Often it can be difficult to know how long the process will take, and it may be that as you discover more about yourself you may want to continue further exploration into areas that at first you didn’t imagine. But as always this is in your control.
My Qualifications and Training
I am an Accredited member of the National Counselling Society (MNCS Accred). The NCS is part of the Accredited Register Programme set up by the Department of Health and overseen by the Proffessional Standards Authority. CLick the video below for more information.
I am also in the advanced stages of training on a Post Graduate (Advanced) Gestalt Diploma in Psychotherapy. I am studying with the Welsh Psychotherapy Partnership leading to registration with the UKCP. I adhere to the aims and values of the W.P.P. and the ethical principles of the UKCP as well as being a trainee member of the UKCP.
How to get started
I am currently working in Exeter on Tuesdays and in Crediton on Wednesdays. Other times are due to be available in the near future. Please get in touch about times that are suitable.
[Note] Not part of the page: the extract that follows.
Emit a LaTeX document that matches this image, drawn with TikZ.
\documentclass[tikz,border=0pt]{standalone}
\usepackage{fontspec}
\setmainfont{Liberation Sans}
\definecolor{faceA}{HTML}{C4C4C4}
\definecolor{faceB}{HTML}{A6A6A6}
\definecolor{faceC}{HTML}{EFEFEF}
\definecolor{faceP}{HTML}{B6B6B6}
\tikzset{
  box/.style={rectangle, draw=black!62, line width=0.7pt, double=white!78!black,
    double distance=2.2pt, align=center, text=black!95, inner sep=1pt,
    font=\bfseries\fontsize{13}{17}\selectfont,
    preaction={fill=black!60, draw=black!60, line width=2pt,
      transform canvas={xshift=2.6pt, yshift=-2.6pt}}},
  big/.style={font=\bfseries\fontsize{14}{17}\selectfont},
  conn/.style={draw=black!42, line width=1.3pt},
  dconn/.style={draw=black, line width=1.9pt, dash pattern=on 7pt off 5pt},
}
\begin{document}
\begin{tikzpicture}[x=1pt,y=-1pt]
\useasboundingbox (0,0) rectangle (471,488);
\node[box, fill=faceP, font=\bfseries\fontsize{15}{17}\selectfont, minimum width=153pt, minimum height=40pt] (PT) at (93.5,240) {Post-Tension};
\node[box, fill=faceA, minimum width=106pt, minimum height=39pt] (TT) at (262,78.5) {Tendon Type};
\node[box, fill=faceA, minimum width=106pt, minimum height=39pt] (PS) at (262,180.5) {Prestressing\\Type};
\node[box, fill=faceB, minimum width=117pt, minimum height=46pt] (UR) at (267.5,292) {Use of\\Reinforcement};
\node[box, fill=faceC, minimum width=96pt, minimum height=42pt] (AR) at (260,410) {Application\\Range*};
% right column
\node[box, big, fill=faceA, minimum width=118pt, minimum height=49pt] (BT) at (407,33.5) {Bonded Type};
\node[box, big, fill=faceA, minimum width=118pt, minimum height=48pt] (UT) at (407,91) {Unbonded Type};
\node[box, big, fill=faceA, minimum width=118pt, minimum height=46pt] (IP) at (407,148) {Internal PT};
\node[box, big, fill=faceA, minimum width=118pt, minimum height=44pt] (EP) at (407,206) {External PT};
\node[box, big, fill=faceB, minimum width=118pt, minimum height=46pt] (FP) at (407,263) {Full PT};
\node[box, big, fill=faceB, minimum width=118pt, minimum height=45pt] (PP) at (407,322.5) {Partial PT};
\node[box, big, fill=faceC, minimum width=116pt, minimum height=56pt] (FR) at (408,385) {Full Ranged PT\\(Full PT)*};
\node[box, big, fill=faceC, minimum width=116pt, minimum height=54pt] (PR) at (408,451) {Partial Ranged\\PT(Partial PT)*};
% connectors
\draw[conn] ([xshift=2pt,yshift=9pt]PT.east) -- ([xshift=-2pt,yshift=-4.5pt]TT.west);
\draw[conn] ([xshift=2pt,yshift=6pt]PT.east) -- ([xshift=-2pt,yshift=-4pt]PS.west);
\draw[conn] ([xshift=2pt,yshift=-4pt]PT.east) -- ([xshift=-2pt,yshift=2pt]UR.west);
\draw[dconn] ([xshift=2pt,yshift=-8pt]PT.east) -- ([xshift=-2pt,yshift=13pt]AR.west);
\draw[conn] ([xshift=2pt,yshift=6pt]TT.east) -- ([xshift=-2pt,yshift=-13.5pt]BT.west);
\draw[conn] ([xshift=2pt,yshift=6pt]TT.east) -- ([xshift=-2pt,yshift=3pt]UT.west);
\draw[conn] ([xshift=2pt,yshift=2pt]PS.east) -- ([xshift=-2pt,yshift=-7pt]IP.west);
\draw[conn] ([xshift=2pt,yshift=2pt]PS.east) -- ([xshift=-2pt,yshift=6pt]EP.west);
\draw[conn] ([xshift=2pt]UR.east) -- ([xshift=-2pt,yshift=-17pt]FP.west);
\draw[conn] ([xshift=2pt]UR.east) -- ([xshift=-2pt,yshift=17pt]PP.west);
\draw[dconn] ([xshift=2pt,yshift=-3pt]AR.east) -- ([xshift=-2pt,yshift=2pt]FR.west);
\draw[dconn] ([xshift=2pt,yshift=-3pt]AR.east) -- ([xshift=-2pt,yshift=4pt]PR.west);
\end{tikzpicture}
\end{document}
If you would like more information or are interested in setting up an initial meeting please feel free to email or text or give me a call for an informal chat. There is no obligation – I will welcome the opportunity to talk and find out what you need and if I can help.
I will respond to messages and am available for calls between 9.00am-6.00pm Monday to Friday. I may not respond to messages immediately but will respond as soon as time allows.
I work as part of my college’s Affordable Therapy Service. This service aims to provide high quality psychotherapy at relatively low cost from therapist who are in training towards UKCP (United Kingdom Council for Psychotherapy)registration. It means that I am overseen by my college and I am in regular supervision at a frequency related to the number of clients that I see as stipulated by my college. The fees I charge are also limited by the service.
Fears and Taboos about Talking Therapy
I believe that there is something of a taboo around talking therapies. Somehow this practice is seen as something that makes you ‘less-than’ or ‘weak’ in some way. Yet I believe we are all fragmented and wounded in some way. There is, I believe, an idea that we need to hide that or feel shame about our broken-ness. I find this a very strange and harmful way of seeing ourselves. In my experience though, people who undertake this path often have an unusually high degree of courage. They are exploring things that many people would not dream of doing. It may be they feel that their suffering leaves them no choice, but on a profound level I see individuals moving on a journey with huge bravery and endeavour.